Did you notice that we’re creating new arrays at each split?

• First split: two arrays of size N/2
• Next splits: four arrays of size N/4
• And so on…

Plus, when we merge, we need space to store our temporary results.

Try drawing out all the arrays we create when sorting [7, 2, 4, 1, 5, 3]. How much extra space are we using?

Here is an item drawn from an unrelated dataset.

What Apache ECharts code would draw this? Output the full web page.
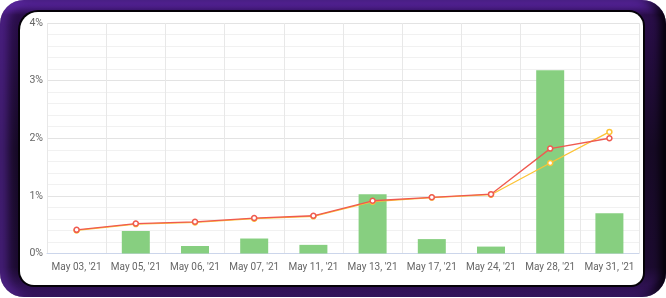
<!DOCTYPE html>
<html>
<head>
<meta charset="utf-8">
<script src="https://cdn.jsdelivr.net/npm/echarts@6/dist/echarts.min.js"></script>
<style>
  html, body { margin: 0; padding: 0; background: #fff; }
  .frame {
    position: absolute; left: 0; top: 0; width: 666px; height: 297px;
    border-radius: 24px;
    background: linear-gradient(180deg, #6a2cc0 0%, #2a0e4a 5%, #170a26 50%, #1c0b30 90%, #3a1666 100%);
    box-shadow: inset 8px 0 10px rgba(110, 50, 190, 0.5), inset -6px 0 8px rgba(0, 0, 0, 0.85);
  }
  .panel {
    position: absolute; left: 20px; top: 12px; width: 623px; height: 273px;
    border-radius: 18px 14px 12px 14px;
    background: #fff;
    box-shadow: 0 0 0 2px #050208;
  }
  #chart { position: absolute; left: 0; top: 0; width: 666px; height: 298px; }
</style>
</head>
<body>
<div class="frame"></div>
<div class="panel"></div>
<div id="chart"></div>
<script>
// 日期
var categories = ["May 03, '21", "May 05, '21", "May 06, '21", "May 07, '21", "May 11, '21",
  "May 13, '21", "May 17, '21", "May 24, '21", "May 28, '21", "May 31, '21"];
// 柱状图
var barValues = [0, 0.39, 0.13, 0.26, 0.15, 1.03, 0.25, 0.12, 3.18, 0.70];
// 红线
var redValues = [0.41, 0.52, 0.55, 0.615, 0.655, 0.915, 0.975, 1.03, 1.82, 2.0];
// 黄线
var yellowValues = [0.40, 0.51, 0.54, 0.605, 0.645, 0.90, 0.97, 1.02, 1.57, 2.11];

var chart = echarts.init(document.getElementById('chart'));

var option = {
  animation: false,
  grid: { left: 47, right: 27, top: 23, bottom: 44.5 },
  xAxis: {
    type: 'category',
    data: categories,
    axisLine: { lineStyle: { color: '#ccd6eb', width: 1 } },
    axisTick: { show: false },
    axisLabel: { interval: 0, color: '#666', fontSize: 10, fontFamily: 'Roboto', margin: 9 },
    splitLine: { show: true, interval: 0, lineStyle: { color: '#e8e8e8', width: 1 } }
  },
  yAxis: {
    type: 'value',
    min: 0,
    max: 4,
    interval: 1,
    axisLabel: {
      color: '#666', fontSize: 10.5, fontFamily: 'Roboto', margin: 4,
      formatter: function (v) { return v + '%'; }
    },
    splitLine: { lineStyle: { color: '#e3e3e3', width: 1 } },
    minorTick: { show: false, splitNumber: 5 },
    minorSplitLine: { show: true, lineStyle: { color: '#f1f1f1', width: 1 } }
  },
  series: [{
    name: 'bar',
    type: 'bar',
    data: barValues,
    barWidth: 28,
    itemStyle: { color: '#87cf80' },
    z: 1
  }, {
    name: 'yellow',
    type: 'line',
    data: yellowValues,
    symbol: 'circle',
    symbolSize: 5,
    lineStyle: { color: '#fcc335', width: 1.3 },
    itemStyle: { color: '#fff', borderColor: '#fcc335', borderWidth: 1.5 },
    z: 3
  }, {
    name: 'red',
    type: 'line',
    data: redValues,
    symbol: 'circle',
    symbolSize: 5,
    lineStyle: { color: '#ef5a50', width: 1.3 },
    itemStyle: { color: '#fff', borderColor: '#ef5a50', borderWidth: 1.5 },
    z: 4
  }]
};
chart.setOption(option);
</script>
</body>
</html>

Memory Usage During Split Phase:
                                              Extra Space
Original:  [7, 2, 4, 1, 5, 3]                    Used: 0
           ↓
Level 1:   [7, 2, 4 | 1, 5, 3]
           ↓
Split 1:   [7, 2, 4] and [1, 5, 3]               Used: N
           ↓
Level 2:   [7 | 2, 4] and [1 | 5, 3]
           ↓
Split 2:   [7] and [2, 4] and [1] and [5, 3]     Used: N
           ↓
Level 3:   [7] and [2 | 4] and [1] and [5 | 3]
           ↓
Split 3:   [7] [2] [4] [1] [5] [3]               Used: N

Memory Snapshot at Deepest Level:
┌─────────────────────────┐
│ Original Array          │
│ [7, 2, 4, 1, 5, 3]      │ N spaces
├─────────────────────────┤
│ Temporary Arrays        │
│ Left: [7, 2, 4]         │ N/2 spaces
│ Right: [1, 5, 3]        │ N/2 spaces
│                         │
│ Working Arrays          │
│ [7] [2] [4]             │ } Together
│ [1] [5] [3]             │ } use N spaces
└─────────────────────────┘

Total peak memory: Original array (N) + Temporary arrays (N)
                 = 2N spaces

Key Insight: While we create many small arrays, we reuse space!
When merging [2] and [4], we discard these arrays after creating [2,4].
The space gets reused for the next merge.

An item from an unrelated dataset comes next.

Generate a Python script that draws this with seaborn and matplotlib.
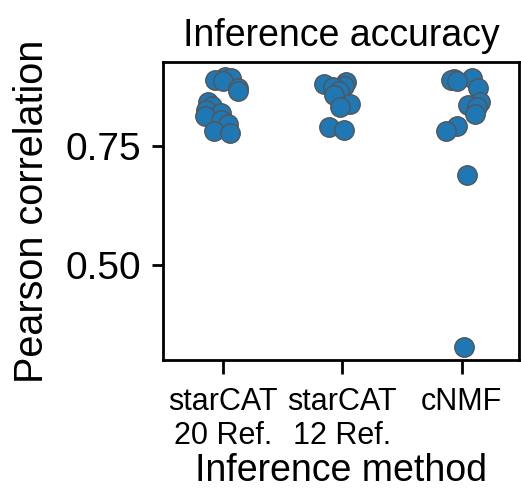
import numpy as np
import pandas as pd
import seaborn as sns
from matplotlib import pyplot as plt

methods = ["starCAT\n20 Ref.", "starCAT\n12 Ref.", "cNMF"]
star20 = [0.894, 0.892, 0.889, 0.886, 0.872, 0.865, 0.842, 0.835, 0.826, 0.819,
          0.812, 0.804, 0.797, 0.781, 0.777]
star12 = [0.884, 0.881, 0.877, 0.873, 0.866, 0.857, 0.838, 0.831, 0.790, 0.784]
cnmf = [0.893, 0.891, 0.889, 0.886, 0.871, 0.842, 0.836, 0.831, 0.818, 0.793,
        0.781, 0.689, 0.328]

df = pd.DataFrame({
    "method": [methods[0]] * len(star20) + [methods[1]] * len(star12) + [methods[2]] * len(cnmf),
    "corr": star20 + star12 + cnmf,
})

sns.set_style("ticks", {"axes.edgecolor": "black", "xtick.color": "black",
                        "ytick.color": "black", "text.color": "black",
                        "axes.labelcolor": "black"})
plt.rcParams["font.family"] = ["Liberation Sans", "DejaVu Sans"]

np.random.seed(3)
fig = plt.figure(figsize=(5.21, 4.94), dpi=100)
ax = fig.add_axes([0.313, 0.271, 0.683, 0.603])
sns.stripplot(data=df, x="method", y="corr", order=methods, color="#1f77b4",
              size=14, jitter=0.16, edgecolor="#555555", linewidth=1, ax=ax)

ax.set_xlim(-0.5, 2.48)
ax.set_ylim(0.30, 0.926)
ax.set_yticks([0.50, 0.75])
ax.set_yticklabels(["0.50", "0.75"])
ax.set_title("Inference accuracy", fontsize=27, pad=12)
ax.set_xlabel("Inference method", fontsize=27, labelpad=1)
ax.set_ylabel("Pearson correlation", fontsize=28.5, labelpad=10)
ax.tick_params(axis="y", labelsize=28, width=2, length=8, pad=8)
ax.tick_params(axis="x", labelsize=22, width=2, length=10, pad=9)
for s in ax.spines.values():
    s.set_linewidth(2)

fig.savefig("out.png", dpi=100)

Memory Usage During Critical Merge Steps:

Step 1: Merging [2] and [4]
[7] │ [2] [4] │ [1] │ [5] [3]   ← Active arrays
    │   ↓↓↓   │     │
[7] │  [2,4]  │ [1] │ [5] [3]   Memory freed: small arrays reused

Step 2: Merging [2,4] with [7]
[7]  ←→  [2,4] │ [1] │ [5,3]    ← Notice: previous level's space reused
     ↓↓↓       │     │
   [2,4,7]     │ [1] │ [5,3]    

Final Merge: [2,4,7] with [1,3,5]

     [2,4,7] ←--→ [1,3,5]     ← Only one merge active at a time
              ↓↓↓
         [1,2,3,4,5,7]        ← Final result in original array

Interesting observation: while we’re creating many arrays, we’re not using them all at the same time. At any moment:

1. We’re splitting one array into two pieces, OR
2. We’re merging two arrays back together

The most space we need at once is about the same as the size of our original array (N).

This extra space usage is what computer scientists call “space complexity” - and for our merge sort, it’s O(N). This means we need extra space proportional to the size of our input.

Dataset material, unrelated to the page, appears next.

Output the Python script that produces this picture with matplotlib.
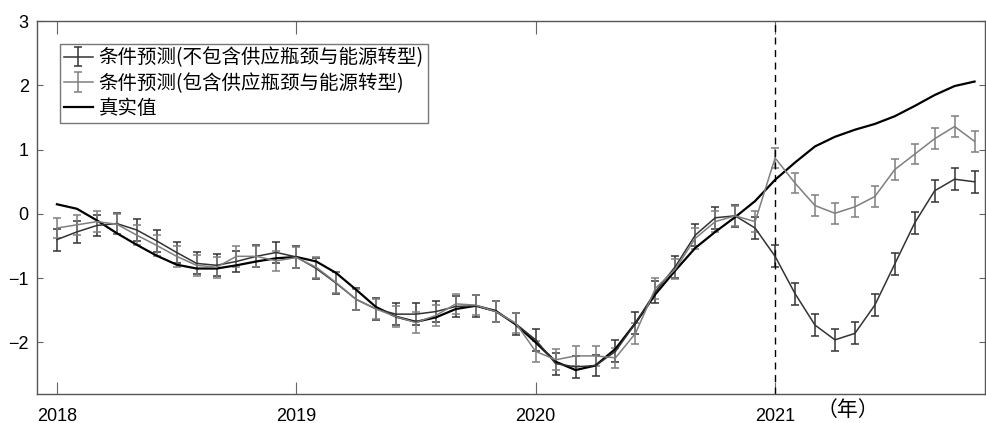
import numpy as np
import matplotlib.pyplot as plt

plt.rcParams['font.family'] = ['Noto Sans CJK SC', 'DejaVu Sans']

# 月度序列: 2018-01 ... 2021-11
months = np.arange(47)

truth = [0.15, 0.08, -0.10, -0.30, -0.48, -0.65, -0.79, -0.85, -0.85, -0.80,
         -0.74, -0.69, -0.67, -0.74, -0.92, -1.18, -1.45, -1.60, -1.68, -1.61,
         -1.48, -1.43, -1.51, -1.72, -2.00, -2.30, -2.43, -2.36, -2.10, -1.70,
         -1.25, -0.88, -0.53, -0.28, -0.05, 0.20, 0.53, 0.80, 1.05, 1.20,
         1.31, 1.40, 1.52, 1.68, 1.85, 1.99, 2.06]

cond_no_supply = [-0.40, -0.28, -0.18, -0.15, -0.25, -0.42, -0.60, -0.77, -0.80, -0.74,
                  -0.66, -0.60, -0.67, -0.85, -1.08, -1.33, -1.48, -1.56, -1.56, -1.52,
                  -1.44, -1.43, -1.52, -1.71, -1.96, -2.33, -2.38, -2.36, -2.14, -1.70,
                  -1.21, -0.82, -0.33, -0.06, -0.03, -0.22, -0.66, -1.24, -1.73, -1.96,
                  -1.86, -1.42, -0.78, -0.14, 0.36, 0.54, 0.50]

cond_supply = [-0.22, -0.17, -0.12, -0.16, -0.33, -0.49, -0.66, -0.80, -0.83, -0.66,
               -0.66, -0.73, -0.68, -0.83, -1.07, -1.33, -1.48, -1.60, -1.69, -1.58,
               -1.40, -1.42, -1.52, -1.70, -2.14, -2.27, -2.21, -2.21, -2.24, -1.86,
               -1.16, -0.86, -0.38, -0.12, -0.03, -0.12, 0.87, 0.48, 0.13, 0.01,
               0.11, 0.27, 0.69, 0.93, 1.17, 1.36, 1.13]

err_no_supply = 0.17
err_supply = 0.16

year_ticks = [0, 12, 24, 36]
year_labels = ['2018', '2019', '2020', '2021']

fig = plt.figure(figsize=(9.86, 4.23), dpi=100)
ax = fig.add_axes([0.0375, 0.069, 0.961, 0.881])

h1 = ax.errorbar(months, cond_no_supply, yerr=err_no_supply, color='#333333', lw=1.1,
                 capsize=3, elinewidth=1.1, capthick=1.1,
                 label='条件预测(不包含供应瓶颈与能源转型)')
h2 = ax.errorbar(months, cond_supply, yerr=err_supply, color='#7f7f7f', lw=1.1,
                 capsize=3, elinewidth=1.1, capthick=1.1,
                 label='条件预测(包含供应瓶颈与能源转型)')
h3, = ax.plot(months, truth, color='black', lw=1.6, label='真实值')

ax.axvline(36, color='black', lw=1, ls=(0, (5, 4)))

ax.set_xlim(-1, 46.5)
ax.set_ylim(-2.8, 3)
ax.set_xticks(year_ticks)
ax.set_xticklabels(year_labels, family='Liberation Sans', fontsize=13)
ax.set_yticks([-2, -1, 0, 1, 2, 3])
ax.set_yticklabels(['\u22122', '\u22121', '0', '1', '2', '3'],
                   family='Liberation Sans', fontsize=13)
ax.tick_params(axis='x', direction='in', length=9, top=True, pad=10,
               color='#666666')
ax.tick_params(axis='y', direction='in', length=4, right=True, pad=6,
               color='#666666')
for s in ax.spines.values():
    s.set_color('#555555')
    s.set_linewidth(1)

ax.text(0.856, -0.044, '（年）', transform=ax.transAxes, fontsize=15,
        ha='center', va='center')

leg = ax.legend(handles=[h1, h2, h3], loc='upper left', bbox_to_anchor=(0.024, 0.94),
                borderaxespad=0, fontsize=14, fancybox=False, edgecolor='#777777',
                handlelength=1.5, handletextpad=0.3, labelspacing=0.22,
                borderpad=0.2, framealpha=1)
leg.get_frame().set_linewidth(1)

fig.savefig('out.png', dpi=100)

Is this a problem? Well, it depends! If we’re sorting a small array, probably not. But what if we were sorting millions of numbers? Or what if we were sorting on a device with limited memory?

These are the kinds of questions that lead computer scientists to develop variations of merge sort that use less extra space - but that’s a puzzle for another day!

39.9 The Final Algorithm

Here’s our complete merge sort implementation:

public class MergeSort {
    public static void sort(int[] arr) {
        // Base case: arrays of size 0 or 1 are sorted
        if (arr.length <= 1) return;
        
        // Split array in half
        int mid = arr.length / 2;
        int[] left = Arrays.copyOfRange(arr, 0, mid);
        int[] right = Arrays.copyOfRange(arr, mid, arr.length);
        
        // Recursively sort each half
        sort(left);
        sort(right);
        
        // Merge the sorted halves
        merge(arr, left, right);
    }
    
    private static void merge(int[] arr, int[] left, int[] right) {
        int leftPos = 0, rightPos = 0, arrPos = 0;
        
        // While we have elements in both halves,
        // take the smaller of the two
        while (leftPos < left.length && rightPos < right.length) {
            if (left[leftPos] <= right[rightPos]) {
                arr[arrPos++] = left[leftPos++];
            } else {
                arr[arrPos++] = right[rightPos++];
            }
        }
        
        // Copy remaining elements from left half
        while (leftPos < left.length) {
            arr[arrPos++] = left[leftPos++];
        }
        
        // Copy remaining elements from right half
        while (rightPos < right.length) {
            arr[arrPos++] = right[rightPos++];
        }
    }
}

What started as a simple idea - “what if we split the array in half?” - led us to discover one of computer science’s most elegant and efficient sorting algorithms. By carefully thinking about how to combine sorted pieces and understanding the role of recursion, we created something better than our original approach.

Can you think of any ways to make it even better?

• What if we wanted to sort strings instead of numbers?
• What if we wanted to avoid creating new arrays for each split?
• What if we had so many numbers they didn’t all fit in memory?

These questions lead to even more interesting algorithms… but that’s a story for another day!